I'm close in age to you but that was one part of the article that resonate w me.
I'm often writing little scripts for my computer or things that a dozen people will use, if I'm lucky. If the program 'crashes' it barely matters.
It feels like, in Rust, I have to carefully choose my data type and use the applicable methods (not always intuitive), whereas in Nim or Go, I can basically just slap something together and then have an error condition which is like 'if you die, just print that you died and quit.' And that pretty much meets my needs. The extra safety isn't actually protecting anything valuable, in my case.
I mean "unwrap()" and "panic!() are right there for "blow up and don't care", if you're really just doing throwaway scripting that should be enough.
And the "?" operator is way more ergonomic for throwing actual errors up a level than all the boilerplate in Go.

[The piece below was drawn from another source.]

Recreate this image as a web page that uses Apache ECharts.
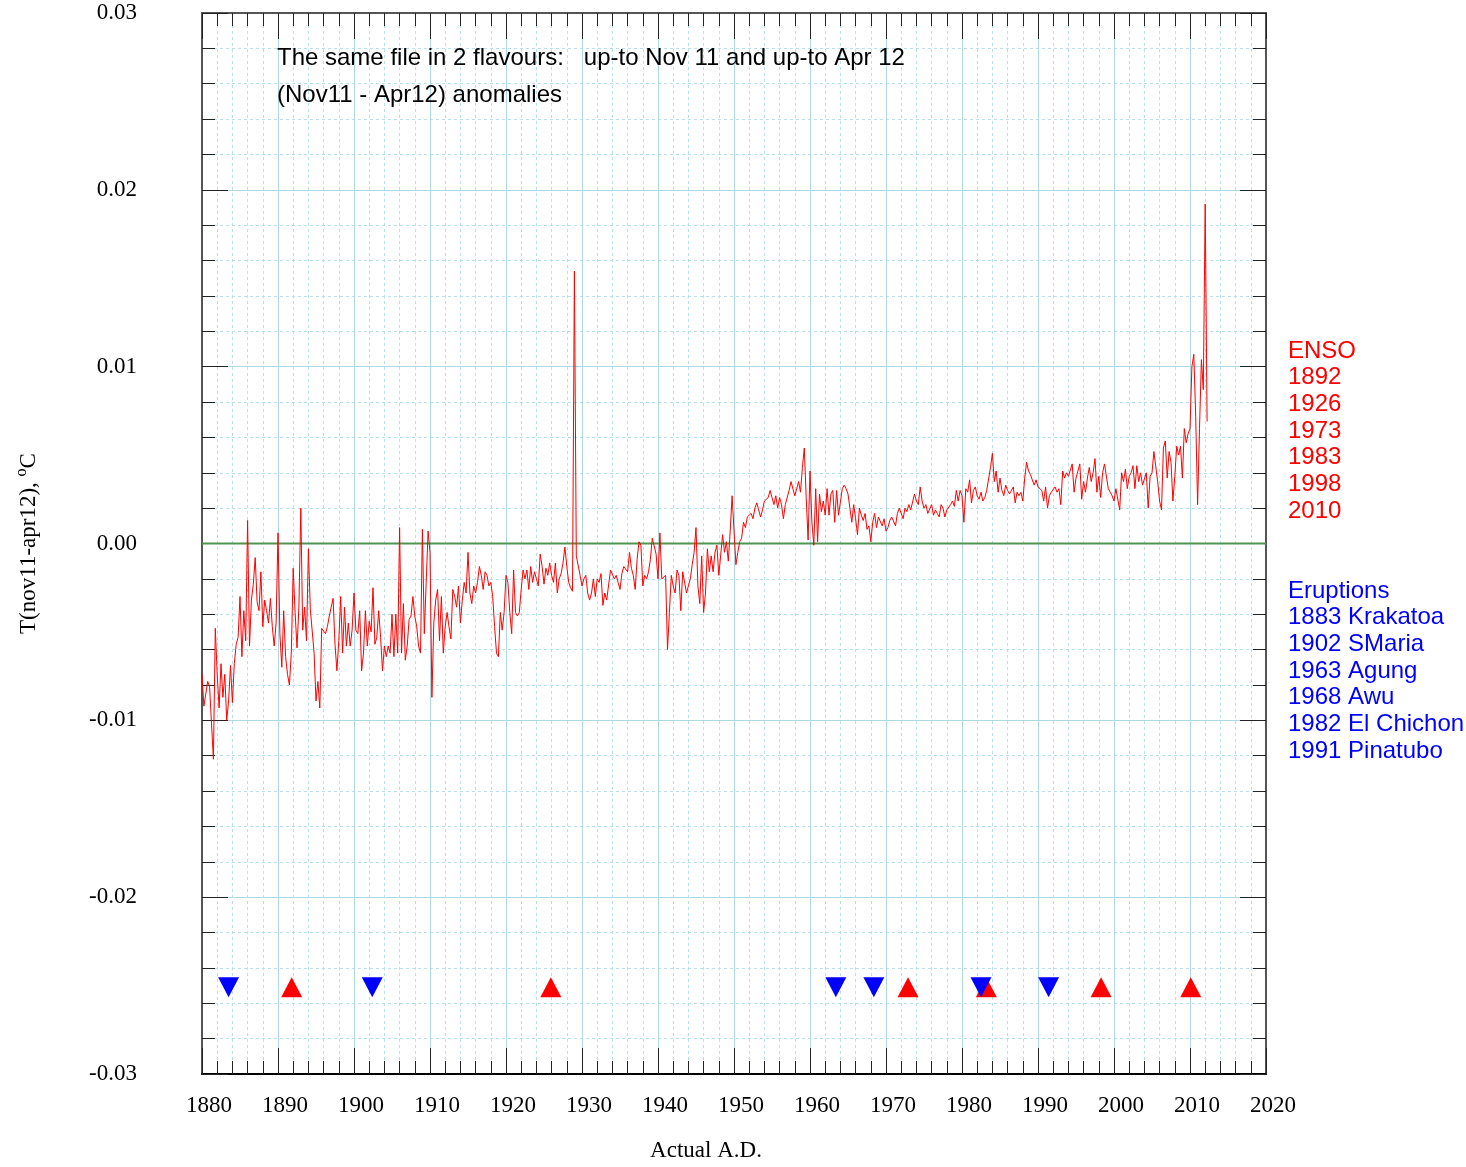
<!DOCTYPE html>
<html><head><meta charset="utf-8">
<script src="https://cdn.jsdelivr.net/npm/echarts@6/dist/echarts.min.js"></script>
<style>html,body{margin:0;padding:0;background:#fff}#chart{width:1466px;height:1167px}</style>
</head><body><div id="chart"></div>
<script>
// ---- data ----
const startYear = 1880;      // first sample
const stepYears = 0.25;      // quarterly readings
const anomaly = [
-0.0074,-0.0092,-0.0093,-0.0078,-0.0081,-0.0102,-0.0122,-0.0048,-0.0074,-0.0093,
-0.0068,-0.0087,-0.0074,-0.0100,-0.0089,-0.0069,-0.0090,-0.0068,-0.0057,-0.0053,
-0.0030,-0.0064,-0.0038,-0.0055,0.0013,-0.0058,-0.0032,-0.0023,-0.0008,-0.0033,
-0.0038,-0.0016,-0.0047,-0.0032,-0.0038,-0.0045,-0.0031,-0.0047,-0.0058,-0.0045,
0.0006,-0.0051,-0.0070,-0.0038,-0.0064,-0.0074,-0.0080,-0.0062,-0.0014,-0.0039,
-0.0059,-0.0036,0.0020,-0.0049,-0.0036,-0.0055,-0.0003,-0.0037,-0.0037,-0.0062,
-0.0089,-0.0078,-0.0093,-0.0048,-0.0047,-0.0051,-0.0047,-0.0041,-0.0041,-0.0031,
-0.0057,-0.0072,-0.0055,-0.0030,-0.0062,-0.0036,-0.0058,-0.0045,-0.0058,-0.0049,
-0.0028,-0.0049,-0.0051,-0.0038,-0.0072,-0.0062,-0.0038,-0.0058,-0.0044,-0.0050,
-0.0025,-0.0057,-0.0053,-0.0038,-0.0053,-0.0072,-0.0058,-0.0064,-0.0058,-0.0062,
-0.0040,-0.0064,-0.0040,-0.0062,0.0009,-0.0062,-0.0034,-0.0066,-0.0058,-0.0043,
-0.0041,-0.0030,-0.0041,-0.0047,-0.0058,-0.0062,0.0008,-0.0051,-0.0022,0.0007,
-0.0005,-0.0087,-0.0045,-0.0032,-0.0026,-0.0055,-0.0030,-0.0062,-0.0047,-0.0039,
-0.0047,-0.0054,-0.0026,-0.0030,-0.0036,-0.0024,-0.0045,-0.0032,-0.0022,-0.0028,
-0.0005,-0.0028,-0.0034,-0.0024,-0.0028,-0.0022,-0.0013,-0.0018,-0.0026,-0.0016,
-0.0018,-0.0024,-0.0022,-0.0030,-0.0047,-0.0062,-0.0064,-0.0039,-0.0049,-0.0039,
-0.0018,-0.0022,-0.0039,-0.0051,-0.0015,-0.0039,-0.0041,-0.0039,-0.0026,-0.0015,
-0.0020,-0.0015,-0.0026,-0.0013,-0.0022,-0.0016,-0.0020,-0.0024,-0.0006,-0.0013,
-0.0023,-0.0014,-0.0018,-0.0011,-0.0018,-0.0022,-0.0011,-0.0028,-0.0020,-0.0017,
-0.0011,-0.0002,-0.0013,-0.0022,-0.0025,-0.0027,0.0154,-0.0007,-0.0006,-0.0018,
-0.0024,-0.0020,-0.0018,-0.0028,-0.0032,-0.0028,-0.0020,-0.0030,-0.0020,-0.0022,
-0.0017,-0.0035,-0.0028,-0.0032,-0.0032,-0.0015,-0.0014,-0.0020,-0.0018,-0.0022,
-0.0026,-0.0017,-0.0013,-0.0012,-0.0016,-0.0005,-0.0014,-0.0018,-0.0026,-0.0009,
0.0001,-0.0001,-0.0024,-0.0018,-0.0020,-0.0016,-0.0009,0.0003,0.0004,-0.0006,
-0.0020,0.0006,-0.0020,-0.0019,-0.0018,-0.0060,-0.0039,-0.0018,-0.0024,-0.0028,
-0.0015,-0.0018,-0.0038,-0.0016,-0.0016,-0.0028,-0.0024,-0.0020,-0.0012,-0.0005,
0.0009,-0.0024,-0.0034,-0.0007,-0.0039,-0.0028,-0.0003,-0.0016,-0.0007,-0.0016,
-0.0005,-0.0001,-0.0018,-0.0018,0.0005,-0.0005,0.0001,-0.0010,0.0007,0.0027,
0.0026,-0.0012,-0.0005,0.0001,0.0003,0.0012,0.0009,0.0015,0.0014,0.0017,
0.0014,0.0020,0.0023,0.0019,0.0015,0.0019,0.0024,0.0025,0.0026,0.0030,
0.0026,0.0022,0.0027,0.0020,0.0026,0.0022,0.0014,0.0022,0.0021,0.0030,
0.0035,0.0036,0.0027,0.0031,0.0035,0.0029,0.0043,0.0054,0.0026,0.0002,
0.0041,0.0012,-0.0001,0.0031,0.0001,0.0028,0.0018,0.0024,0.0016,0.0031,
0.0016,0.0028,0.0030,0.0012,0.0030,0.0016,0.0016,0.0031,0.0033,0.0031,
0.0028,0.0020,0.0012,0.0022,0.0014,0.0005,0.0020,0.0016,0.0013,0.0017,
0.0008,0.0010,0.0001,0.0012,0.0017,0.0009,0.0015,0.0014,0.0010,0.0014,
0.0007,0.0009,0.0013,0.0015,0.0016,0.0010,0.0017,0.0020,0.0021,0.0014,
0.0020,0.0018,0.0022,0.0019,0.0020,0.0028,0.0024,0.0022,0.0032,0.0024,
0.0020,0.0022,0.0017,0.0018,0.0022,0.0016,0.0019,0.0017,0.0015,0.0022,
0.0020,0.0015,0.0019,0.0020,0.0022,0.0024,0.0021,0.0030,0.0024,0.0030,
0.0027,0.0012,0.0031,0.0029,0.0036,0.0023,0.0030,0.0032,0.0027,0.0025,
0.0029,0.0024,0.0026,0.0030,0.0030,0.0043,0.0051,0.0035,0.0041,0.0029,
0.0037,0.0030,0.0027,0.0033,0.0030,0.0028,0.0027,0.0032,0.0023,0.0029,
0.0027,0.0029,0.0024,0.0037,0.0046,0.0041,0.0039,0.0040,0.0033,0.0036,
0.0032,0.0031,0.0030,0.0024,0.0032,0.0020,0.0027,0.0029,0.0030,0.0032,
0.0029,0.0031,0.0022,0.0041,0.0037,0.0040,0.0038,0.0037,0.0045,0.0029,
0.0037,0.0038,0.0045,0.0025,0.0035,0.0029,0.0037,0.0043,0.0035,0.0040,
0.0048,0.0029,0.0038,0.0026,0.0040,0.0045,0.0045,0.0031,0.0029,0.0027,
0.0024,0.0031,0.0031,0.0019,0.0040,0.0035,0.0042,0.0031,0.0038,0.0040,
0.0044,0.0031,0.0044,0.0035,0.0040,0.0033,0.0033,0.0040,0.0020,0.0038,
0.0040,0.0052,0.0053,0.0035,0.0024,0.0019,0.0054,0.0058,0.0037,0.0052,
0.0046,0.0024,0.0038,0.0055,0.0050,0.0055,0.0037,0.0065,0.0057,0.0062,
0.0065,0.0100,0.0107,0.0072,0.0022,0.0065,0.0104,0.0087,0.0192,0.0069
];

const xTickLabels = ['1880','1890','1900','1910','1920','1930','1940','1950','1960','1970','1980','1990','2000','2010','2020'];
const yTickLabels = ['-0.03','-0.02','-0.01','0.00','0.01','0.02','0.03'];
const xMin = 1880, xMax = 2020, xStep = 10;
const yMin = -0.03, yMax = 0.03, yStep = 0.01;
const baseline = 0;

const ensoYears = ['1892','1926','1973','1983','1998','2010'];
const ensoMarkX = [1891.8, 1925.9, 1972.9, 1983.2, 1998.3, 2010.1];
const eruptionNames = ['1883 Krakatoa','1902 SMaria','1963 Agung','1968 Awu','1982 El Chichon','1991 Pinatubo'];
const eruptionMarkX = [1883.5, 1902.4, 1963.4, 1968.4, 1982.5, 1991.4];
const markerLevel = -0.0251;

const noteLines = ['The same file in 2 flavours:   up-to Nov 11 and up-to Apr 12', '(Nov11 - Apr12) anomalies'];
const ensoLines = ['ENSO'].concat(ensoYears);
const eruptionLines = ['Eruptions'].concat(eruptionNames);

// ---- chart ----
const SERIF = '"Liberation Serif", "Times New Roman", serif';
const SANS = '"Liberation Sans", Arial, sans-serif';
const gridColor = '#add8e6';
const minorGridColor = '#b9dfea';

const lineData = anomaly.map((v, i) => [startYear + i * stepYears, v]);

function frameAxis(extra) {
  return Object.assign({
    type: 'value',
    axisLine: { show: true, onZero: false, lineStyle: { color: '#555', width: 2 } },
    axisTick: { show: true, inside: true, length: 26, lineStyle: { color: '#222', width: 1 } },
    minorTick: { show: true, splitNumber: 5, length: 13, lineStyle: { color: '#222', width: 1 } },
    splitLine: { show: false },
    axisLabel: { show: false }
  }, extra);
}

const option = {
  animation: false,
  backgroundColor: '#fff',
  grid: { left: 202, right: 200, top: 13, bottom: 89, containLabel: false },
  xAxis: [
    frameAxis({
      min: xMin, max: xMax, interval: xStep, position: 'bottom',
      axisLine: { show: true, onZero: false, lineStyle: { color: '#000', width: 2 } },
      splitLine: { show: true, lineStyle: { color: gridColor, width: 1 } },
      minorSplitLine: { show: true, lineStyle: { color: minorGridColor, width: 1, type: [3, 3] } },
      axisLabel: {
        show: true, margin: 20, color: '#000', fontFamily: SERIF, fontSize: 23,
        padding: [0, 0, 0, 14],
        formatter: v => xTickLabels[Math.round((v - xMin) / xStep)]
      },
      name: 'Actual A.D.', nameLocation: 'middle', nameGap: 65,
      nameTextStyle: { color: '#000', fontFamily: SERIF, fontSize: 23, padding: [0, 56, 0, 0] }
    }),
    frameAxis({ min: xMin, max: xMax, interval: xStep, position: 'top' })
  ],
  yAxis: [
    frameAxis({
      min: yMin, max: yMax, interval: yStep, position: 'left',
      splitLine: { show: true, lineStyle: { color: gridColor, width: 1 } },
      minorSplitLine: { show: true, lineStyle: { color: minorGridColor, width: 1, type: [3, 3] } },
      axisLabel: {
        show: true, margin: 65, color: '#000', fontFamily: SERIF, fontSize: 23,
        formatter: v => yTickLabels[Math.round((v - yMin) / yStep)]
      },
      name: 'T(nov11-apr12), {sup|o}C', nameLocation: 'middle', nameRotate: 90, nameGap: 158,
      nameTextStyle: {
        color: '#000', fontFamily: SERIF, fontSize: 23, lineHeight: 30,
        rich: { sup: { fontFamily: SERIF, fontSize: 16, verticalAlign: 'top', lineHeight: 30, padding: [0, 0, 10, 0] } }
      }
    }),
    frameAxis({ min: yMin, max: yMax, interval: yStep, position: 'right' })
  ],
  series: [
    {
      name: 'zero', type: 'line', silent: true, symbol: 'none', z: 2,
      data: [[xMin, baseline], [xMax, baseline]],
      lineStyle: { color: '#4e9650', width: 2 }
    },
    {
      name: 'anomaly', type: 'line', showSymbol: false, symbol: 'none', z: 3,
      data: lineData, sampling: null,
      lineStyle: { color: '#ff0000', width: 1 }
    },
    {
      name: 'ENSO', type: 'scatter', symbol: 'triangle', symbolSize: [21, 20], z: 4,
      data: ensoMarkX.map(x => [x, markerLevel]),
      itemStyle: { color: '#ff0000', opacity: 1 }
    },
    {
      name: 'Eruptions', type: 'scatter', symbol: 'triangle', symbolRotate: 180, symbolSize: [21, 20], z: 5,
      data: eruptionMarkX.map(x => [x, markerLevel]),
      itemStyle: { color: '#0000ff', opacity: 1 }
    }
  ],
  graphic: [].concat(
    noteLines.map((t, k) => ({
      type: 'text', x: 277, y: 58 + k * 37, z: 10,
      style: { text: t, fill: '#000', font: '24px ' + SANS, verticalAlign: 'middle', align: 'left' }
    })),
    ensoLines.map((t, k) => ({
      type: 'text', x: 1288, y: 351 + k * 26.7, z: 10,
      style: { text: t, fill: '#ff0000', font: '24px ' + SANS, verticalAlign: 'middle', align: 'left' }
    })),
    eruptionLines.map((t, k) => ({
      type: 'text', x: 1288, y: 591 + k * 26.7, z: 10,
      style: { text: t, fill: '#0000ff', font: '24px ' + SANS, verticalAlign: 'middle', align: 'left' }
    }))
  )
};

const chart = echarts.init(document.getElementById('chart'), null, { renderer: 'canvas' });
chart.setOption(option);
</script>
</body></html>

The pattern matching with `match` `if let` and `let else` are pretty easy to use to unwrap Result and Option enums.
And then the "anyhow" or "thiserror" crates make it all more ergonomic.

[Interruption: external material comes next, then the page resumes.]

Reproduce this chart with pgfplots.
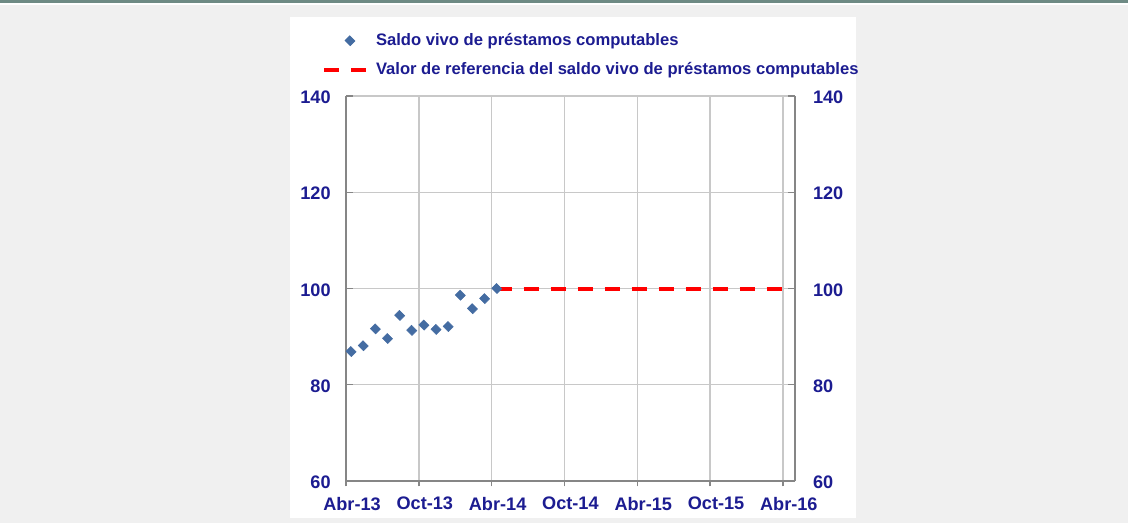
\documentclass[border=0pt]{standalone}
\usepackage{fontspec}
\setmainfont{Liberation Sans}
\usepackage{pgfplots}
\usepackage{pgfplotstable}
\pgfplotsset{compat=1.18}
\definecolor{navy}{RGB}{28,28,145}
\definecolor{ptblue}{RGB}{68,108,162}
\definecolor{bg}{RGB}{240,240,240}
\definecolor{topbar}{RGB}{110,138,132}
\definecolor{gridc}{RGB}{200,200,200}
\definecolor{axc}{RGB}{134,134,134}
\pgfplotsset{
  markleg/.style={legend image code/.code={\draw[mark repeat=2, mark phase=2, ##1] plot coordinates {(0pt,0pt) (19.5pt,0pt) (32.25pt,0pt)};}},
  lineleg/.style={legend image code/.code={\draw[##1] (0pt,0pt) -- (32.25pt,0pt);}},
}
\pgfplotstableread{
x y
0.42 86.9
1.42 88.1
2.42 91.6
3.42 89.6
4.42 94.4
5.42 91.3
6.42 92.4
7.42 91.5
8.42 92.1
9.42 98.6
10.42 95.8
11.42 97.9
12.42 100.0
}\saldo
\pgfplotstableread{
x y
12.42 100
36 100
}\refval
\begin{document}
\begin{tikzpicture}
% background (1px = 0.75pt)
\fill[bg] (0pt,0pt) rectangle (846pt,-392.25pt);
\fill[topbar] (0pt,0pt) rectangle (846pt,-2.5pt);
\fill[white] (0pt,-2.5pt) rectangle (846pt,-4pt);
\fill[white] (217.5pt,-12.75pt) rectangle (642pt,-388.5pt);
\begin{axis}[
  at={(259.5pt,-360.75pt)}, anchor=south west,
  scale only axis, width=336.75pt, height=288.75pt,
  xmin=0, xmax=37, ymin=60, ymax=140,
  xtick={0,6,12,18,24,30,36},
  xticklabels={Abr-13,Oct-13,Abr-14,Oct-14,Abr-15,Oct-15,Abr-16},
  ytick={60,80,100,120,140},
  axis x line*=bottom, axis y line*=left,
  axis line style={axc, line width=1.1pt, -},
  grid=major, major grid style={gridc, line width=1.1pt},
  tick align=inside, major tick length=5pt,
  every tick/.style={axc, line width=1.1pt},
  every x tick/.append style={yshift=-4pt},
  ticklabel style={font=\bfseries\fontsize{13.6}{16}\selectfont, text=navy},
  /pgf/number format/assume math mode=true,
  yticklabel style={xshift=-8pt, yshift=-1pt},
  xticklabel style={yshift=-8.5pt, xshift=4.5pt},
  clip=false,
  legend style={draw=none, fill=none, at={(axis description cs:0,1)}, anchor=south west,
    xshift=-18pt, yshift=14.5pt, inner sep=0pt, outer sep=0pt,
    font=\bfseries\fontsize{12.45}{15}\selectfont, text=navy,
    row sep=11pt,
    nodes={inner sep=0pt, outer sep=0pt},
    /tikz/every odd column/.append style={column sep=5.25pt}},
  legend cell align=left,
]
\addplot[only marks, mark=square*, mark size=2.55pt, mark options={fill=ptblue, draw=ptblue, rotate=45, yscale=1.1}, markleg]
  table[x=x,y=y]{\saldo};
\addlegendentry{Saldo vivo de préstamos computables}
\addplot[red, line width=3pt, dash pattern=on 11.25pt off 9pt, mark=none, lineleg]
  table[x=x,y=y]{\refval};
\addlegendentry{Valor de referencia del saldo vivo de préstamos computables}
\end{axis}
\begin{axis}[
  at={(259.5pt,-360.75pt)}, anchor=south west,
  scale only axis, width=336.75pt, height=288.75pt,
  xmin=0, xmax=37, ymin=60, ymax=140,
  axis x line=none, axis y line*=right,
  ytick={60,80,100,120,140},
  axis line style={axc, line width=1.1pt, -},
  tick align=inside, major tick length=5pt,
  every tick/.style={axc, line width=1.1pt},
  ticklabel style={font=\bfseries\fontsize{13.6}{16}\selectfont, text=navy},
  /pgf/number format/assume math mode=true,
  yticklabel style={xshift=10pt, yshift=-1pt},
]
\addplot[draw=none] coordinates {(0,60)};
\end{axis}
\end{tikzpicture}
\end{document}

The end result is something is much more readable than all the error handling in Go, while still being at least as safe if not more safe.
Plus you wind up playing with Monads without needing to know what the hell an endofunctor is.
And there's no null/nil, while Options have to be explicit and if you squint (because of the presbyopia) they look kinda like the nillable stuff in C# 8.0
> code up to error handling in professionally written code
Lol, if you knew how much python code runs the world without even checking for exceptions, or with a try/except/pass ... and the world keeps on spinning.
I never understood the pearl clutching going on when people hear that Rust has different constructs for handling errors and control flow and if/else stuff is kinda an antipattern.
Same kind of people that would hold dear GOTO statements in my opinion.
Learning curve is straight up for many with the borrow checker, but once you are over that hump, and it comes pretty quick for most, Rust is no harder than any other language.
Easier than C or C++ for sure. But I definitely wouldn't say that Rust as easy as a GC'd language like Java or Go.
They have strictly less constraints to deal with, they can let you use the simplest pattern for the situation, and (in my experience) they have less superfluous refactoring sessions due to the overly conservative nature of the borrow checker. I like how Matt Welsh put it in https://mdwdotla.medium.com/using-rust-at-a-startup-a-cautio...:
> What really bites is when you need to change the type signature of a load-bearing interface and find yourself spending hours changing every place where the type is used only to see if your initial stab at something is feasible. And then redoing all of that work when you realize you need to change it again.
Perhaps you're instead speaking of a specific situation or kind of program where the borrow checker happens to be no harder than any other language?
In my experience, it depends heavily on the kind of thing you're writing. I could write some small programs in it, no problem: a rather complex, text-based calculator was easy and elegant to write with function arguments, a game server monitor, some tools for a cryptography course, an FFT analyzer that reads from WAV or AIFF, etc. Then I tried to port my rather efficient Earley parser (https://en.wikipedia.org/wiki/Earley_parser) from C. Constructing the item set efficiently wasn't that hard, but constructing the forest (set of syntactic trees) was. In C, it was basically free by using some pointer sharing, but I couldn't get that done in Rust. Perhaps there's some clever trick I couldn't think of, but I couldn't get it anywhere near C's speed. And since the ultimate goal of that parser includes further memory shenanigans (unification of results yielded by the rules), I dropped the project.
At my job, I'm writing in Go. I fairly sure I could easily port the C code to that. It would probably run a bit slower, but the algorithm and data structures would be readable, and extendable.
I'm nearly 51 and currently learning Rust.
The first 10 hours of it were horribly slow, but it isn't as steep of a learning curve as Optimal Control Theory.